_Dataset entries:_
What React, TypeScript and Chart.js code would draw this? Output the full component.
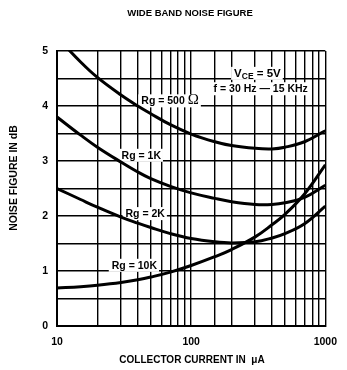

==

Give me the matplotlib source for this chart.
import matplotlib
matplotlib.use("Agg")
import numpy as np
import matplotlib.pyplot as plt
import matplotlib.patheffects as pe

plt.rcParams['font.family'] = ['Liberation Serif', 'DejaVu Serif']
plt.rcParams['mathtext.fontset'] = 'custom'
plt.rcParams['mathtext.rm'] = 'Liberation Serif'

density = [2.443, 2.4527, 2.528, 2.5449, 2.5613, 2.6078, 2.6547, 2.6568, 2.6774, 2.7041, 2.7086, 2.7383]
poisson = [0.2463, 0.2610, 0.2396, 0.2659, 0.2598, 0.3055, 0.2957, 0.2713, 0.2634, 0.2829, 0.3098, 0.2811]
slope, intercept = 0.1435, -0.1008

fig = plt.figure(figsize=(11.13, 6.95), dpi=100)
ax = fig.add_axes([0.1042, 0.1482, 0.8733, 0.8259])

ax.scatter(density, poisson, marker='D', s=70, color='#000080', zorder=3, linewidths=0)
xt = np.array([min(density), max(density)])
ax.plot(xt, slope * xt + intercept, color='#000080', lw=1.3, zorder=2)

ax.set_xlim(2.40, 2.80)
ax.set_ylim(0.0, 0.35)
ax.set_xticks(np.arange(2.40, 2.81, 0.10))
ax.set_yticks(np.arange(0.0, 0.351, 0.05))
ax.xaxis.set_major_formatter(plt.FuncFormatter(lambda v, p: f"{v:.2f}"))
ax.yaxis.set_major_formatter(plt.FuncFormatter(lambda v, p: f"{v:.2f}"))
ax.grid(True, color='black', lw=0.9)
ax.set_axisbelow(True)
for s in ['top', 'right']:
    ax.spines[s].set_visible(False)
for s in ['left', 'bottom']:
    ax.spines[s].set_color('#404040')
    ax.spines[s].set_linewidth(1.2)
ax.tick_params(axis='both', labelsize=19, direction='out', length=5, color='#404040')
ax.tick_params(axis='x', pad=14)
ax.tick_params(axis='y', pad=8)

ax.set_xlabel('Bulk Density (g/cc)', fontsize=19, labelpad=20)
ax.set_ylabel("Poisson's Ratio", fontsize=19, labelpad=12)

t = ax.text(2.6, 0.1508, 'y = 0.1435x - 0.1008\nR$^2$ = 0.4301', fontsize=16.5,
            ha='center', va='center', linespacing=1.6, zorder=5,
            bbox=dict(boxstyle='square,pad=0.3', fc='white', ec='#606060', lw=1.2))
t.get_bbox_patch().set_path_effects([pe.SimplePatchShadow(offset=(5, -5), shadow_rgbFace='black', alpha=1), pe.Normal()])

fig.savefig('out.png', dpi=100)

...

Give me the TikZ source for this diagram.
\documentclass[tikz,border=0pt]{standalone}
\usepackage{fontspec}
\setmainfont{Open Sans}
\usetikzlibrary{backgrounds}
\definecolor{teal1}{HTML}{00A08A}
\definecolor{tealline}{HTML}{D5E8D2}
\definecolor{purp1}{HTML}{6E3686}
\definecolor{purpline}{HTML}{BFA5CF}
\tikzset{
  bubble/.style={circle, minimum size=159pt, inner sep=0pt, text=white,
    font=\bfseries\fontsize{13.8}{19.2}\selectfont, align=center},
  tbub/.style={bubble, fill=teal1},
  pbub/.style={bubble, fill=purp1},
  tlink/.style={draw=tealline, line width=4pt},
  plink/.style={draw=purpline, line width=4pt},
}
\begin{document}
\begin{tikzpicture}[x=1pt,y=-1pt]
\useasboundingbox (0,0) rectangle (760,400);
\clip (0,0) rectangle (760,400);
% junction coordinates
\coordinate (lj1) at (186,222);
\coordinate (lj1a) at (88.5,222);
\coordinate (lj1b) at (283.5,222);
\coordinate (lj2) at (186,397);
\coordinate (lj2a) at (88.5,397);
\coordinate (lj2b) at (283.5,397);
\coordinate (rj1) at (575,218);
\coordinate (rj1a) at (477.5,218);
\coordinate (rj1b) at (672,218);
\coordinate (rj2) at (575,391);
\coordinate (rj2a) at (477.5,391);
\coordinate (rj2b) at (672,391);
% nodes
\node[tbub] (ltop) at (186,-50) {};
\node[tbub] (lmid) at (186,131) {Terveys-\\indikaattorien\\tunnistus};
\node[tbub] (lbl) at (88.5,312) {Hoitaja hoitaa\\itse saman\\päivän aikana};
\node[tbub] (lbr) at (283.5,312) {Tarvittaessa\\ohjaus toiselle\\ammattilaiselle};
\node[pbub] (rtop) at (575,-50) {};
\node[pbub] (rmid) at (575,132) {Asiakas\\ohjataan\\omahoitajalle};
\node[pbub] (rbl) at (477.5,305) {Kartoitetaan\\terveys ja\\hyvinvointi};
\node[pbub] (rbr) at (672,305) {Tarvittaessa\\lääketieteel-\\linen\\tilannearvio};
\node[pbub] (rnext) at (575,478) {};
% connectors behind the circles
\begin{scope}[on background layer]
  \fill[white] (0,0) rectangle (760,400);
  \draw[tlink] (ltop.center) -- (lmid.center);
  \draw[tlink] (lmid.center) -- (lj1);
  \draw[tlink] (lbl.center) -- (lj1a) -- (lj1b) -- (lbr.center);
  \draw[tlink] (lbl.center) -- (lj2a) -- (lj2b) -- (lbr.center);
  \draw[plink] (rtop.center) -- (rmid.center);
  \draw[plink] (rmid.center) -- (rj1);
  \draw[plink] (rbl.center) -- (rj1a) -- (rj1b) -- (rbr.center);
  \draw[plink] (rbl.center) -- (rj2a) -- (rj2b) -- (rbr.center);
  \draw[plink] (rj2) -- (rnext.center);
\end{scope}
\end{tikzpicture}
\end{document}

_Written exercise:_ Using the entries above, repeat only the lines from the one containing "Give me the matplotlib source for this chart." through the one containing "import matplotlib.patheffects as pe", end lines included.

_Result of this exercise:_
Give me the matplotlib source for this chart.
import matplotlib
matplotlib.use("Agg")
import numpy as np
import matplotlib.pyplot as plt
import matplotlib.patheffects as pe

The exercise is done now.